Introduction

Founders think investors care about revenue projections.

Wrong.

Investors care about how you think, not what you predict.

A financial model isn’t about numbers, but your logic, assumptions, defensibility, and understanding of your business engine.
And investors can smell weakness within 30 seconds of opening your file.

This article reveals the exact things investors scan immediately, and what makes them reject founders mentally even before the meeting ends.

1. Investors Check Assumptions Before Numbers

Most founders obsess over big projections.
Investors obsess over what sits underneath the projections.

The truth:

A good model with bad assumptions is a bad model.

What they check:

  • Customer acquisition cost realism

  • Churn assumptions

  • Price vs market willingness-to-pay

  • Sales cycle length

  • Hiring speed vs productivity

  • Gross margin logic

If your assumptions feel “too optimistic,” they stop taking you seriously.

2. They Look for Revenue Drivers, Not Revenue Numbers

Revenue numbers are meaningless without drivers.

What investors want:

  • How revenue is generated

  • What scales and what doesn’t

  • What limits growth

  • What expands margins

  • What factors drive variance

If your revenue is just “grows 10% monthly,” that’s not modeling — that’s wishful thinking.

3. Unit Economics Decide Whether You’re Fundable

If your unit economics don’t work, nothing else matters.

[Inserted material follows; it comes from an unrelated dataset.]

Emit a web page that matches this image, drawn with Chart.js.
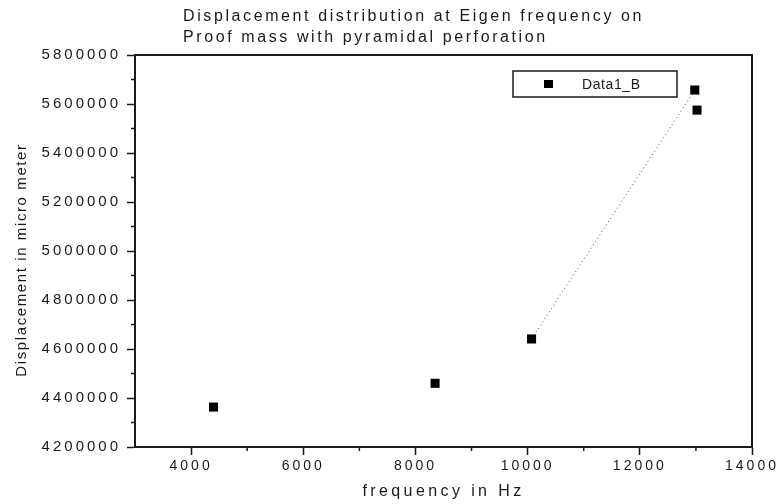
<!DOCTYPE html>
<html>
<head>
<meta charset="utf-8">
<script src="https://cdn.jsdelivr.net/npm/chart.js@4.4.0/dist/chart.umd.min.js"></script>
<style>
    html, body { margin: 0; padding: 0; background: #fff; }
</style>
</head>
<body>
<canvas id="myChart" width="778" height="504"></canvas>
<script>
// values
const frequency = [4400, 8350, 10070, 12980, 13020]
const displacement = [4363000, 4460000, 4641000, 5657000, 5575000]
const seriesLabel = 'Data1_B'

const xTicks = [4000, 6000, 8000, 10000, 12000, 14000]
const xMinor = [5000, 7000, 9000, 11000, 13000]
const yTicks = [4200000, 4400000, 4600000, 4800000, 5000000, 5200000, 5400000, 5600000, 5800000]
const yMinor = [4300000, 4500000, 4700000, 4900000, 5100000, 5300000, 5500000, 5700000]

const titleLines = ['Displacement distribution at Eigen frequency on', 'Proof mass with pyramidal perforation']
const xTitle = 'frequency in Hz'
const yTitle = 'Displacement in micro meter'

const ink = '#1a1a1a'
const font = '"Liberation Sans", Arial, sans-serif'

// Origin style text is wide, so spread the letters a bit
const decor = {
    id: 'decor',
    beforeUpdate(chart) { chart.ctx.letterSpacing = '3px' },
    beforeDraw(chart) { chart.ctx.letterSpacing = '3px' },
    afterDraw(chart) {
        const ctx = chart.ctx
        const a = chart.chartArea
        const xs = chart.scales.x
        const ys = chart.scales.y
        ctx.save()

        // top and right frame
        ctx.strokeStyle = ink
        ctx.lineWidth = 2
        ctx.beginPath()
        ctx.moveTo(a.left, a.top)
        ctx.lineTo(a.right, a.top)
        ctx.lineTo(a.right, a.bottom)
        ctx.stroke()

        // minor ticks
        ctx.lineWidth = 1.5
        ctx.beginPath()
        xMinor.forEach(v => {
            const px = xs.getPixelForValue(v)
            ctx.moveTo(px, a.bottom)
            ctx.lineTo(px, a.bottom + 4)
        })
        yMinor.forEach(v => {
            const py = ys.getPixelForValue(v)
            ctx.moveTo(a.left - 4, py)
            ctx.lineTo(a.left, py)
        })
        ctx.stroke()

        ctx.fillStyle = ink
        ctx.textBaseline = 'middle'

        // chart title, two left aligned lines
        ctx.font = '16px ' + font
        ctx.letterSpacing = '2.6px'
        ctx.textAlign = 'left'
        titleLines.forEach((t, i) => ctx.fillText(t, 183, 17 + i * 21))

        // x title
        ctx.letterSpacing = '3.4px'
        ctx.textAlign = 'center'
        ctx.fillText(xTitle, (a.left + a.right) / 2, 492)

        // y title
        ctx.save()
        ctx.translate(22, 260)
        ctx.rotate(-Math.PI / 2)
        ctx.font = '15px ' + font
        ctx.letterSpacing = '1.6px'
        ctx.fillText(yTitle, 0, 0)
        ctx.restore()

        // legend box
        ctx.lineWidth = 1.5
        ctx.strokeStyle = ink
        ctx.strokeRect(513, 71, 164, 26)
        ctx.fillStyle = '#000'
        ctx.fillRect(544, 80, 9, 8)
        ctx.fillStyle = ink
        ctx.font = '14px ' + font
        ctx.letterSpacing = '0.6px'
        ctx.textAlign = 'left'
        ctx.fillText(seriesLabel, 582, 85)

        ctx.restore()
    }
}

const ctx = document.getElementById('myChart').getContext('2d')
const myChart = new Chart(ctx, {
    type: 'scatter',
    data: {
        datasets: [{
            label: seriesLabel,
            data: frequency.map((f, i) => ({ x: f, y: displacement[i] })),
            pointStyle: 'rect',
            pointRadius: 6.4,
            pointHoverRadius: 6.4,
            backgroundColor: '#000',
            borderColor: '#000',
            pointBorderWidth: 0,
            showLine: true,
            borderWidth: 1,
            borderDash: [1, 3],
            // only the 3rd -> 4th point is joined in the reference
            segment: {
                borderColor: c => c.p0DataIndex === 2 ? '#555' : 'rgba(0,0,0,0)'
            }
        }]
    },
    options: {
        responsive: false,
        animation: false,
        events: [],
        layout: { padding: { top: 55, right: 26, left: 0, bottom: 0 } },
        plugins: {
            legend: { display: false },
            title: { display: false },
            tooltip: { enabled: false }
        },
        scales: {
            x: {
                type: 'linear',
                min: 3000,
                max: 14000,
                afterBuildTicks: s => { s.ticks = xTicks.map(v => ({ value: v })) },
                afterFit: s => {
                    s.height = 57
                    s.paddingLeft = 0
                    s.paddingRight = 0
                },
                border: { color: ink, width: 2 },
                grid: { drawOnChartArea: false, drawTicks: true, tickLength: 8, tickColor: ink, tickWidth: 1.5 },
                ticks: {
                    color: ink,
                    font: { family: font, size: 14 },
                    padding: 3,
                    maxRotation: 0,
                    callback: v => String(v)
                }
            },
            y: {
                type: 'linear',
                min: 4200000,
                max: 5800000,
                afterBuildTicks: s => { s.ticks = yTicks.map(v => ({ value: v })) },
                afterFit: s => {
                    s.width = 135
                    s.paddingTop = 0
                    s.paddingBottom = 0
                },
                border: { color: ink, width: 2 },
                grid: { drawOnChartArea: false, drawTicks: true, tickLength: 8, tickColor: ink, tickWidth: 1.5 },
                ticks: {
                    color: ink,
                    font: { family: font, size: 15 },
                    padding: 6,
                    callback: v => String(v)
                }
            }
        }
    },
    plugins: [decor]
})
</script>
</body>
</html>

Investors zoom straight to:

  • CAC

  • LTV

  • Gross margin

  • Payback period

  • Contribution margin

This is the investor kill zone.
Most founders die here.

4. Cash Runway Must Be Crystal Clear

If you don’t know your burn, they assume:

  • You’re not ready

  • You’re irresponsible

  • You’ll run out of money faster than expected

  • You will mismanage funds

Runway = credibility.

5. Your Model Must Match Your Pitch Deck

If your deck says you’re targeting enterprise clients,
but your model shows ₹299/month pricing…

You just signaled incompetence.

Story + Numbers must match.

6. Valuation Logic Must Be Defensible

Investors hate:

  • Emotional valuations

  • “We believe we are worth…”

  • Unrealistic multiples

Valuation must be:

  • Comparable-based

  • Logical

  • Method-driven

  • Defensible

FINAL MESSAGE

A financial model is not an Excel file.
It is the core of your investability.

If investors respect your numbers, they respect your business.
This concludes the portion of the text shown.